Loro rappresentano in qualche maniera l’apice del cinema coreano, fatto di tanti attori e registi che con il loro lavoro hanno portato lo sguardo coreano oltre i confini nazionali, un cambio di marcia che non certo casualmente coincide con la fine di un regime, come spiega Bong: “Non sappiamo cosa è successo di preciso, ma improvvisamente tanti registi ed attori hanno cominciato a lavorare. Alla fine degli anni ’80 c’era la dittatura militare, agli inizi del decennio successivo, con la fine della dittatura è stata rimossa la censura, ed anche io ho cominciato a lavorare come aiuto regista al cinema. In quel momento abbiamo avuto una libertà artistica molto grande. A livello produttivo invece c’è da fare una distinzione nella generazione dei produttori. A fine anni ’90 è nata una nuova generazione di produttori, molto coraggiosi che hanno finanziato progetti molto sperimentali. Ma chissà forse il governo ha messo qualcosa nell’acqua che ha fatto impazzire tutti per il cinema. Senza generalizzare direi che la nostra generazione è stata una generazione di cinefili, è stata pazza“. Un cinema quello coreano che mischia intrattenimento ed autorialità, satira politica, commedia e dramma, ecologia ed ambiente e che più si avvicina al proprio paese più assume i caratteri dell’universalità. Insieme Song e Bong hanno fatto anche la prima vera esperienza con il cinema americano, quando si è trattato di girare Snowpiercer, un film ricco di effetti speciali, ma anche con una forte presenza attoriale, Song: “Personalmente è stata la prima volta che lavoravo con attori hollywoodiani, cosa molto diversa rispetto al lavoro con gli attori coreani, avevo delle sensazioni contrastanti, alcune volte ero scoraggiato.

Questo film insieme ad Okja sono forse i film di Bong con dei personaggi un po’ speciali, estremi, mentre in Parasite sono molto realistici, ordinari: “I personaggi dei miei film sono persone normali alle prese con situazioni particolari. Avere delle persone normali mi sembra una condizione ideale, e facendo riferimento a questa gente che affronta situazioni difficili è possibile passare dalla commedia alla tragedia e viceversa. Tornando a parlare brevemente di Okja posso dire che è un progetto a cui lavoravo dagli anni 2014/15, che richiedeva un grosso budget per le parti visive, oltre 50 milioni di dollari. Le produzioni europee o coreane difficilmente sono disposte ad impegnare tanto denaro.

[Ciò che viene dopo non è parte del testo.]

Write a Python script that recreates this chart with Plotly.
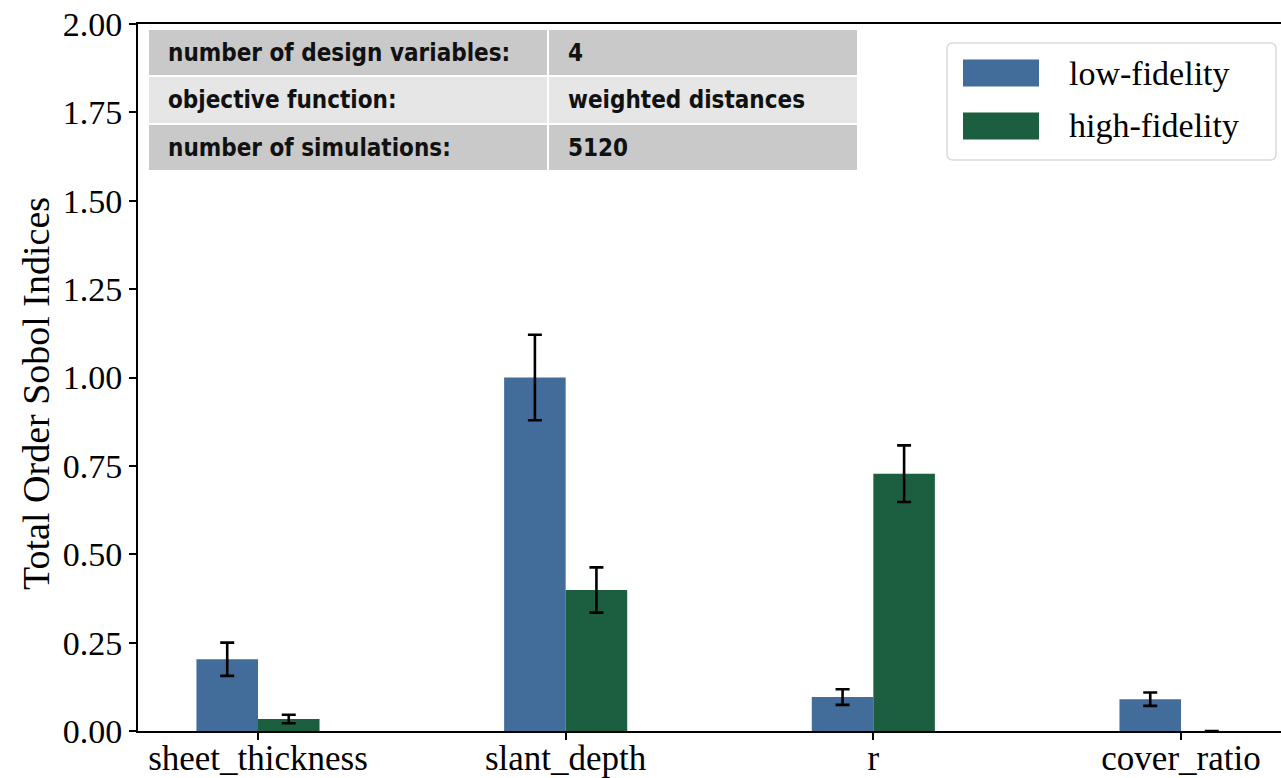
import plotly.graph_objects as go

categories = ["sheet_thickness", "slant_depth", "r", "cover_ratio"]
series_names = ["low-fidelity", "high-fidelity"]
low_values = [0.203, 1.000, 0.096, 0.090]
low_errors = [0.047, 0.121, 0.022, 0.019]
high_values = [0.034, 0.399, 0.728, 0.0]
high_errors = [0.012, 0.064, 0.080, 0.0]
yticks = [0.0, 0.25, 0.5, 0.75, 1.0, 1.25, 1.5, 1.75, 2.0]
table_rows = [
    ["number of design variables:", "4"],
    ["objective function:", "weighted distances"],
    ["number of simulations:", "5120"],
]

colors = ["#426C99", "#1C5E40"]
W, H = 1281, 778
ML, MR, MT, MB = 138, 0, 24, 47
PW, PH = W - ML - MR, H - MT - MB
SERIF = "Liberation Serif, Times New Roman, serif"


def px(x):
    return (x - ML) / PW


def py(y):
    return 1 - (y - MT) / PH


def rounded_rect(x0, y0, x1, y1, r):
    pts = [
        f"M {px(x0 + r)} {py(y0)}",
        f"L {px(x1 - r)} {py(y0)}",
        f"Q {px(x1)} {py(y0)} {px(x1)} {py(y0 + r)}",
        f"L {px(x1)} {py(y1 - r)}",
        f"Q {px(x1)} {py(y1)} {px(x1 - r)} {py(y1)}",
        f"L {px(x0 + r)} {py(y1)}",
        f"Q {px(x0)} {py(y1)} {px(x0)} {py(y1 - r)}",
        f"L {px(x0)} {py(y0 + r)}",
        f"Q {px(x0)} {py(y0)} {px(x0 + r)} {py(y0)}",
        "Z",
    ]
    return " ".join(pts)


fig = go.Figure()
for name, vals, errs, col in zip(series_names, [low_values, high_values],
                                 [low_errors, high_errors], colors):
    fig.add_trace(go.Bar(
        x=categories, y=vals, name=name, marker=dict(color=col, line=dict(width=0)),
        error_y=dict(type="data", array=errs, visible=True, color="black",
                     thickness=2.6, width=7),
        showlegend=False,
    ))

shapes = []
annotations = []

# table
row_fills = ["#C9C9C9", "#E6E6E6", "#C9C9C9"]
col_edges = [(148, 548), (548, 858)]
row_edges = [(29, 76), (76, 124), (124, 171)]
for ri, row in enumerate(table_rows):
    for ci, txt in enumerate(row):
        x0, x1 = col_edges[ci]
        y0, y1 = row_edges[ri]
        shapes.append(dict(type="rect", xref="paper", yref="paper",
                           x0=px(x0), x1=px(x1), y0=py(y1), y1=py(y0),
                           fillcolor=row_fills[ri], line=dict(color="white", width=2),
                           layer="above"))
        annotations.append(dict(xref="paper", yref="paper", x=px(x0 + 18), y=py((y0 + y1) / 2),
                                text="<b>%s</b>" % txt, showarrow=False,
                                xanchor="left", yanchor="middle",
                                font=dict(family="DejaVu Sans Condensed, DejaVu Sans", size=24,
                                          color="#111111")))

# legend box
shapes.append(dict(type="path", xref="paper", yref="paper",
                   path=rounded_rect(947, 43, 1276, 160, 6),
                   fillcolor="rgba(255,255,255,0.85)",
                   line=dict(color="#DADADA", width=1.5), layer="above"))
for i, (name, col) in enumerate(zip(series_names, colors)):
    cy = 73 + i * 53
    shapes.append(dict(type="rect", xref="paper", yref="paper",
                       x0=px(963), x1=px(1039), y0=py(cy + 13.5), y1=py(cy - 13.5),
                       fillcolor=col, line=dict(width=0), layer="above"))
    annotations.append(dict(xref="paper", yref="paper", x=px(1067), y=py(cy),
                            text=name, showarrow=False, xanchor="left", yanchor="middle",
                            font=dict(family=SERIF, size=34, color="black")))

# y-axis title
annotations.append(dict(xref="paper", yref="paper", x=px(36), y=py(394),
                        text="Total Order Sobol Indices", showarrow=False, textangle=-90,
                        xanchor="center", yanchor="middle",
                        font=dict(family=SERIF, size=38, color="black")))

fig.update_layout(
    width=W, height=H,
    margin=dict(l=ML, r=MR, t=MT, b=MB, pad=0),
    paper_bgcolor="white", plot_bgcolor="white",
    barmode="group", bargap=0.6, bargroupgap=0,
    shapes=shapes, annotations=annotations,
    font=dict(family=SERIF, size=34, color="black"),
    xaxis=dict(range=[-0.39, 3.325], showline=True, linecolor="black", linewidth=2,
               mirror=True, ticks="outside", ticklen=7, tickwidth=1.6, tickcolor="black",
               showgrid=False, zeroline=False, automargin=False,
               ticklabelstandoff=-12,
               tickfont=dict(family=SERIF, size=35, color="black")),
    yaxis=dict(range=[0, 2.0], tickvals=yticks, ticktext=["%.2f" % v for v in yticks],
               showline=True, linecolor="black", linewidth=2, mirror=False,
               ticks="outside", ticklen=7, tickwidth=1.6, tickcolor="black",
               showgrid=False, zeroline=False, automargin=False,
               tickfont=dict(family=SERIF, size=34, color="black")),
)

fig.write_html("out.html", config={"displayModeBar": False},
               post_script="document.body.style.margin='0';document.body.style.overflow='hidden';")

Abbiamo parlato anche con dei produttori indipendenti che ci chiedevano immancabilmente se avessimo intenzione di girare delle scene dentro un macello..Quando ho parlato con Netflix ho ottenuto 57 milioni di dollari e controllo totale, una libertà creativa incondizionata. Per la distribuzione nei cinema era difficile ottenere qualcosa di meglio, la loro politica in tal senso è molto rigida, ma era una cosa che sapevo quando ho accettato il lavoro. Devo dire che mi considero fortunato come regista, tutti i miei film hanno avuto un Director’s Cut e tranne in un caso hanno avuto l’appoggio dei produttori“. Sulla domanda se fuori dal set sono diventati amici Bong si lascia andare e confessa ridendo “Ci amiamo!” e Song chiosa “Non è che ci incontriamo solo quando lavoriamo, ma, insomma, viviamo ambiti differenti. Comunque quando ci incontriamo parliamo di calcio piuttosto che di cinema“.